> _INFORMATION PROVIDED_:

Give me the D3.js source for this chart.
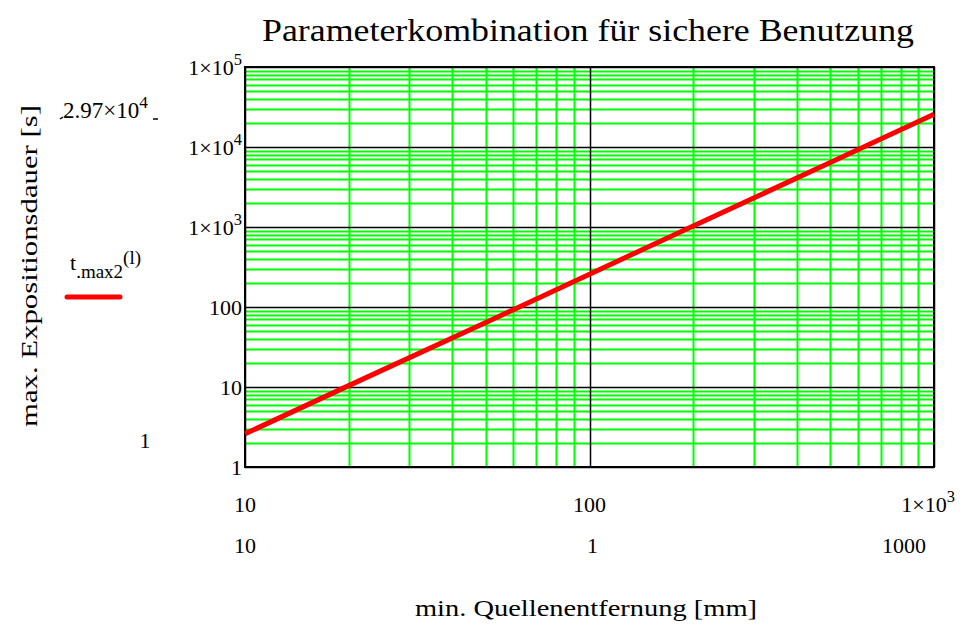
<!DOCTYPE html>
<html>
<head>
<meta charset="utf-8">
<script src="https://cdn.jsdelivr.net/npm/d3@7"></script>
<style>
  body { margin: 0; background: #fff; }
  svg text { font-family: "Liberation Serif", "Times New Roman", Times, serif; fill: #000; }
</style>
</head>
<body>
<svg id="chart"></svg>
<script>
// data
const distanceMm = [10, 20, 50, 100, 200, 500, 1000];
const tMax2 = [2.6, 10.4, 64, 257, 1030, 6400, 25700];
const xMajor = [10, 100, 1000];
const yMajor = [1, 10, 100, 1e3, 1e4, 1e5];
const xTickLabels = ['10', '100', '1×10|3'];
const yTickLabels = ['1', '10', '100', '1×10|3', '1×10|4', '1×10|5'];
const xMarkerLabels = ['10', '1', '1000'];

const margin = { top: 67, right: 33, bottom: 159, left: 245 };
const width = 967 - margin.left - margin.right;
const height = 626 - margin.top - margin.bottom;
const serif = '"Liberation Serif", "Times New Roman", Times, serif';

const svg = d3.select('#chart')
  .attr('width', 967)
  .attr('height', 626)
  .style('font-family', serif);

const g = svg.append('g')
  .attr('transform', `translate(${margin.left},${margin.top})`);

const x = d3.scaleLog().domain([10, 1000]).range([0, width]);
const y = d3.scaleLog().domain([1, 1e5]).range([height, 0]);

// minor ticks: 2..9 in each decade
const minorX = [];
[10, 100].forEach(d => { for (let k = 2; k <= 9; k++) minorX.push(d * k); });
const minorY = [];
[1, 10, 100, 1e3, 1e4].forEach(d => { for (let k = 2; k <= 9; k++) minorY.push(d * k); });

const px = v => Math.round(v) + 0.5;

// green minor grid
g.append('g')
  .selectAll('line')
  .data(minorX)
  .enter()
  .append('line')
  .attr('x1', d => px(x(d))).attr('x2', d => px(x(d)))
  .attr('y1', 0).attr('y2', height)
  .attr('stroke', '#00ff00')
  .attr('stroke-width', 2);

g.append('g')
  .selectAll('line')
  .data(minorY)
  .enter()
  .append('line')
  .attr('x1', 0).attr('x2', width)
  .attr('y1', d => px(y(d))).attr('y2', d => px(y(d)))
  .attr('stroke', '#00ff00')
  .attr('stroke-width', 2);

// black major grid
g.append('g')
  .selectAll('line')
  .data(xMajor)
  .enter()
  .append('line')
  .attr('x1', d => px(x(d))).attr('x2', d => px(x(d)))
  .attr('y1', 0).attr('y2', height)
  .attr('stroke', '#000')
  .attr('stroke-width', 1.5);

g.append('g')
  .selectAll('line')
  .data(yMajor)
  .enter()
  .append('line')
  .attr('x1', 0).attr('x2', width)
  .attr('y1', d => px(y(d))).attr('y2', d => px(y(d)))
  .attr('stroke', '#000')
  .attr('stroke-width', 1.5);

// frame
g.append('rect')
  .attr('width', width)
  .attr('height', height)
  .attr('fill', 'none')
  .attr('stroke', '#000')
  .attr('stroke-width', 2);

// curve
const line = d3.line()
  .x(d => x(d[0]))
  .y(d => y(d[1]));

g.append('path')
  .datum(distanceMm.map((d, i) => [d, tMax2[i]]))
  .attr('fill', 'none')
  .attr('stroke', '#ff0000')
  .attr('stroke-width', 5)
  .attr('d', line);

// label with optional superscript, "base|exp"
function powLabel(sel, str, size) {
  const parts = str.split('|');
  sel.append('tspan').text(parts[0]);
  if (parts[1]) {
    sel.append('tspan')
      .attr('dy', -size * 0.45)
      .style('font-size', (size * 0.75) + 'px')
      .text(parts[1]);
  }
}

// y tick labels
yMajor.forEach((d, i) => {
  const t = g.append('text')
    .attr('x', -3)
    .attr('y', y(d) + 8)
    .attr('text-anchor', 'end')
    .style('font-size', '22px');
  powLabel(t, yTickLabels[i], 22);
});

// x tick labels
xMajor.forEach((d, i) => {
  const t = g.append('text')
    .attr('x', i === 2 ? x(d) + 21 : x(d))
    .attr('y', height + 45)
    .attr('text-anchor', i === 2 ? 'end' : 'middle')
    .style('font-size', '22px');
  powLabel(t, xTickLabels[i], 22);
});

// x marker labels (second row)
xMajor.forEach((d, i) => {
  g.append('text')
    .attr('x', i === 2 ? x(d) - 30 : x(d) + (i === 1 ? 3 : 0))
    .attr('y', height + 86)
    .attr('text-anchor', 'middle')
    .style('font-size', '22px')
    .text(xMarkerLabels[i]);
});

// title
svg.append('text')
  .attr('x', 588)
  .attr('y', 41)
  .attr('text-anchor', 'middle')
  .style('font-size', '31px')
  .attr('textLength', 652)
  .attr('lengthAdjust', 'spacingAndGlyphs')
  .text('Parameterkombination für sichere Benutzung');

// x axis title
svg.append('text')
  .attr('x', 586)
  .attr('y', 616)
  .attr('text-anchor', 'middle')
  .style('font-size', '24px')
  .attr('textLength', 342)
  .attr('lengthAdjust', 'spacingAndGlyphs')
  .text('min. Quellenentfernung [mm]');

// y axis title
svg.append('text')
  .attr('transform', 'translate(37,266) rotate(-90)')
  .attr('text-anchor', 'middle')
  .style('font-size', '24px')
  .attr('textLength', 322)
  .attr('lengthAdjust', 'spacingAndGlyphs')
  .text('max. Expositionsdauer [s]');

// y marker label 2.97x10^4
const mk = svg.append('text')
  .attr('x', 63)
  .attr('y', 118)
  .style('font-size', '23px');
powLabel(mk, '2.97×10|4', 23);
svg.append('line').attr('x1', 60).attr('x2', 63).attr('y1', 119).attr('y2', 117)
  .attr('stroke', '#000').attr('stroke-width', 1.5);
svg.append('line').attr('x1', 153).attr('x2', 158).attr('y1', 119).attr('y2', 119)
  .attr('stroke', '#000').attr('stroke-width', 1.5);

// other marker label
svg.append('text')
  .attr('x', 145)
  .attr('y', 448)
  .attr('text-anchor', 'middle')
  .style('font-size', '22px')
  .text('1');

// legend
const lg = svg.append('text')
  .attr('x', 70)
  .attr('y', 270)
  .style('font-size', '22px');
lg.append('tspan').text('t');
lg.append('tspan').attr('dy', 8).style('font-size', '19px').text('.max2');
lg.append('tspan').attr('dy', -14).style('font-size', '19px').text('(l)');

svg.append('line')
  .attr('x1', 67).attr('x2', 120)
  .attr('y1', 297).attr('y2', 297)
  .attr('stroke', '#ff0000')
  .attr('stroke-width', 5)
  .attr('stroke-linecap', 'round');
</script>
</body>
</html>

--

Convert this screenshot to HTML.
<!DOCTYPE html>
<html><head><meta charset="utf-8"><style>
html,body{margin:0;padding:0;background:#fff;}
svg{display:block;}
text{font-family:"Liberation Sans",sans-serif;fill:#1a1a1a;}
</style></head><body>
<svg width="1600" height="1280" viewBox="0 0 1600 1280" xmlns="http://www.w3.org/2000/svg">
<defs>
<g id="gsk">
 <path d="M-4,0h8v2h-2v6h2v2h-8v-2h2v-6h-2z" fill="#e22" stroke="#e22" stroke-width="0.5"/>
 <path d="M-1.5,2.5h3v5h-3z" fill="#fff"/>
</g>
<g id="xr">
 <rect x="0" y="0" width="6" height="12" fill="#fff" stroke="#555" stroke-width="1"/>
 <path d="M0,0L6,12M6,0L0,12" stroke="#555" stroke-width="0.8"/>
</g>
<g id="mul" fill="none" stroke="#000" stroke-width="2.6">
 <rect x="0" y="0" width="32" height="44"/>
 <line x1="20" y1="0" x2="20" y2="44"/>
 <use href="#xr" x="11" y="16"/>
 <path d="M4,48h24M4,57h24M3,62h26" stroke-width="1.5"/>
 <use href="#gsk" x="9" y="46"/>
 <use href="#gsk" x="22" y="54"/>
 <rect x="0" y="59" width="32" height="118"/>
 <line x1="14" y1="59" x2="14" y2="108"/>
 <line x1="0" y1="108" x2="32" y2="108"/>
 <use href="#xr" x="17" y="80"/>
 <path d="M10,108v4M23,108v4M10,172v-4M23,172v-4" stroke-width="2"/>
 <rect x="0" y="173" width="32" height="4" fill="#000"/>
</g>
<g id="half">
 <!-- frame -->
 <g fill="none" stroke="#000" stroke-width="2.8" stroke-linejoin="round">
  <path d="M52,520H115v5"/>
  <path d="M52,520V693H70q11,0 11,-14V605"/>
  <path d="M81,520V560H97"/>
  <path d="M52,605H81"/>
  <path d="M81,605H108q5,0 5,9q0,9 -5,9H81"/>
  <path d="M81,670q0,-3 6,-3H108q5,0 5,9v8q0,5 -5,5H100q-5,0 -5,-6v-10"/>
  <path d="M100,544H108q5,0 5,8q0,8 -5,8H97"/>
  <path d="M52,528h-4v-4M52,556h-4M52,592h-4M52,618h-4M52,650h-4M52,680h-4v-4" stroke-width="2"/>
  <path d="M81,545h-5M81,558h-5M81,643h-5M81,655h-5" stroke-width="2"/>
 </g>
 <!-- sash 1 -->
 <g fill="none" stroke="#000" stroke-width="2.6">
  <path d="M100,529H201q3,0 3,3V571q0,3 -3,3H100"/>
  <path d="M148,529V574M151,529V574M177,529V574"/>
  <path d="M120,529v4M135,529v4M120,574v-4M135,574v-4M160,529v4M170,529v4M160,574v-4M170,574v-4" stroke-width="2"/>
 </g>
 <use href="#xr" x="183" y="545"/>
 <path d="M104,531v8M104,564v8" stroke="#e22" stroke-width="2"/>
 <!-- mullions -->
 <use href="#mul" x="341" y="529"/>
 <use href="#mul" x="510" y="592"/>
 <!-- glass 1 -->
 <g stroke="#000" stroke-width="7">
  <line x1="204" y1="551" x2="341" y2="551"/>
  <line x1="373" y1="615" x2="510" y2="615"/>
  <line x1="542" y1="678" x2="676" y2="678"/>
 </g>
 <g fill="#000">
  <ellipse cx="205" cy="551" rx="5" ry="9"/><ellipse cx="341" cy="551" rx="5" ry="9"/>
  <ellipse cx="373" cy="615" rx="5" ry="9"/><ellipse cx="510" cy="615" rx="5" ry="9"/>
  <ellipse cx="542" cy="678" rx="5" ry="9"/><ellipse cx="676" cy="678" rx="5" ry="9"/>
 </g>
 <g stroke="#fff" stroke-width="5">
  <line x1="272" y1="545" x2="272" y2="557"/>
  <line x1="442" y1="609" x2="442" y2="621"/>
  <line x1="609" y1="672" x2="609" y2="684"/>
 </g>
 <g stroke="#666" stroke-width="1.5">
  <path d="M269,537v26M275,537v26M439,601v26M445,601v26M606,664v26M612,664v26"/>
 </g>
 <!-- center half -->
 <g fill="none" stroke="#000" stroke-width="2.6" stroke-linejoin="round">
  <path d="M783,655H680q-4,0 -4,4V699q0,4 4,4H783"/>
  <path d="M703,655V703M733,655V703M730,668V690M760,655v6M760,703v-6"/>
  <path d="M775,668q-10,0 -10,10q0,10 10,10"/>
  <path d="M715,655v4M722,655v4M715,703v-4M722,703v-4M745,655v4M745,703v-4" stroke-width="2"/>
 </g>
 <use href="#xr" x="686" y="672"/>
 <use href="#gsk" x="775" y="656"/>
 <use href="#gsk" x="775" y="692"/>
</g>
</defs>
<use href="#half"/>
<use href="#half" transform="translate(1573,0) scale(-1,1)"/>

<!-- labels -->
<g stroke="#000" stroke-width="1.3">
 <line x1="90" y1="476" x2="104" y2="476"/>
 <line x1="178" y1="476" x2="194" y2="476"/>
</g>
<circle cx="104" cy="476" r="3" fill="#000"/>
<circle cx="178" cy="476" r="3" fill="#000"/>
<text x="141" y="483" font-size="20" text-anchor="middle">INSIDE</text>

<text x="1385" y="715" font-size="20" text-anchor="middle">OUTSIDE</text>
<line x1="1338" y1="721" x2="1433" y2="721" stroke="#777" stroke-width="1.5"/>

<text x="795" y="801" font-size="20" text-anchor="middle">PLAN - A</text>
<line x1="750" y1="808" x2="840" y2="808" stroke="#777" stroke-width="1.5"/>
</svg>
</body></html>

> _TASK STATEMENT_:
Copy all lines from the material that hold "chart".

> _SOLUTION_:
Give me the D3.js source for this chart.
<svg id="chart"></svg>
const svg = d3.select('#chart')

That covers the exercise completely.